Here’s hoping next Tuesday’s penultimate hour delivers more than a promoted guest appearance by Richard Schiff, and here's to assuming we’ll see our friend Ratzo Keller this time in 2012. Unless, of course, that whole world-ending thing comes to pass.

Stray observations:

  • Ratso Rizzo was referenced in both my crossword and Collar this week. Seems like people are Dustin off the classics. Am I right or am I right?
  • “Well, we’re all in a prison of sorts, aren’t we?” Boo, Ratso Keller.
  • I understand every episode’s open, especially after a week off, has to work overtime on raising the stakes in a show like Collar. But with all the chess metaphors and hypothetical scenarios, “Payback” was starting to feel more like a dinner-party murder-mystery
  • “We’re not gonna release Keller on an anklet. Unless June has an extra bedroom.” Peter “The Zinger” Burke rides again!

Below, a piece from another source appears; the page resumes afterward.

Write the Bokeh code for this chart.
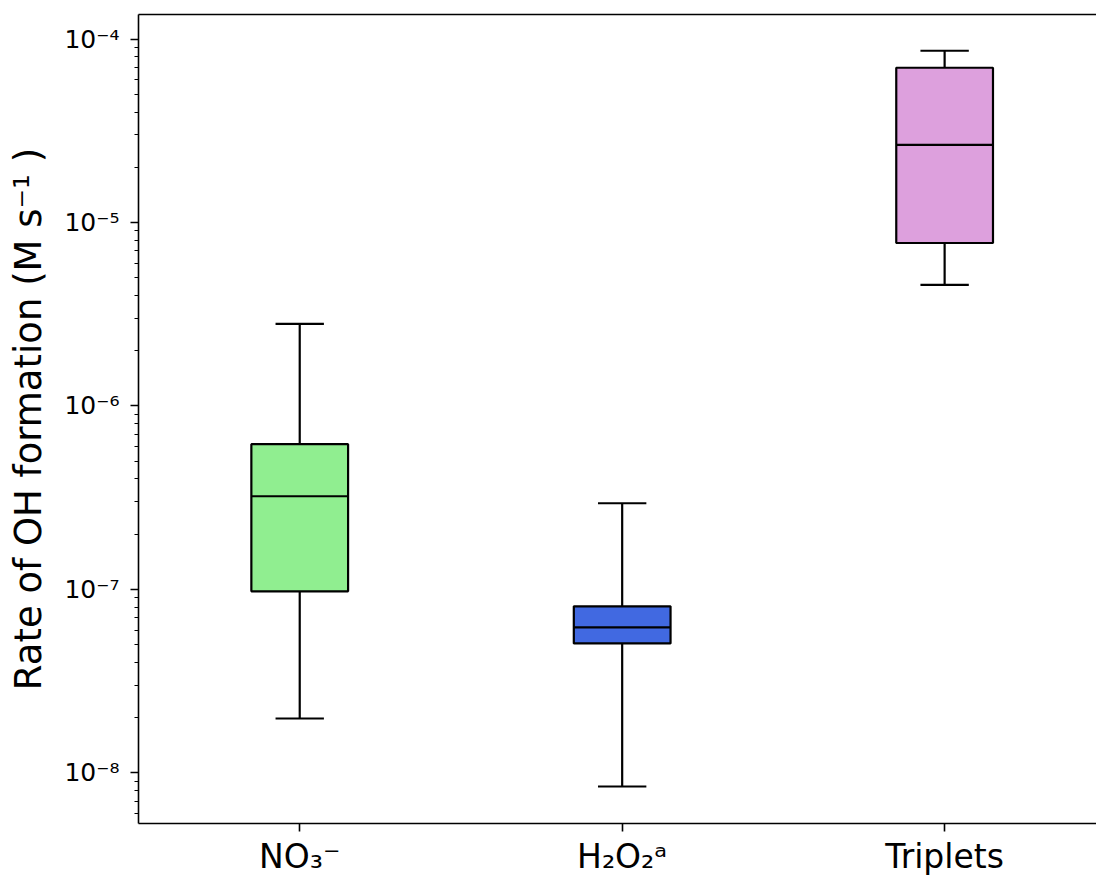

  • The whole honey/hon thing might be cheesy, but I shuddered at how absolutely true the regression of affectionate semantics is between married couples.
  • “Damnit Keller, this isn’t a game. Of course it is. Life is a game.” To paraphrase Keller at episode’s end, we’ll call that verbal crossfire between he and Neal a draw.
  • Neal apparently wants his kids to enjoy pretty crappy playgrounds.
  • Sorry, Bomer-lovers, but when Neal serious-whispered to Mozzie that, “Keeping Peter alive’s more important than holding a candle for someone who isn’t,” it sounded more like an out-of-sync overdub than a statement of conviction.
  • “The longest relationship I’ve ever had was 11 days… and then she deflated.” Take my anatomically correct plastic wife, please!
  • Speaking of Mozzie, I know he was an afterthought tonight, but his character could do better than using je ne sais quo without irony.
  • If this FBI thing doesn’t work out, Neal would make an amazing tech-support phone rep.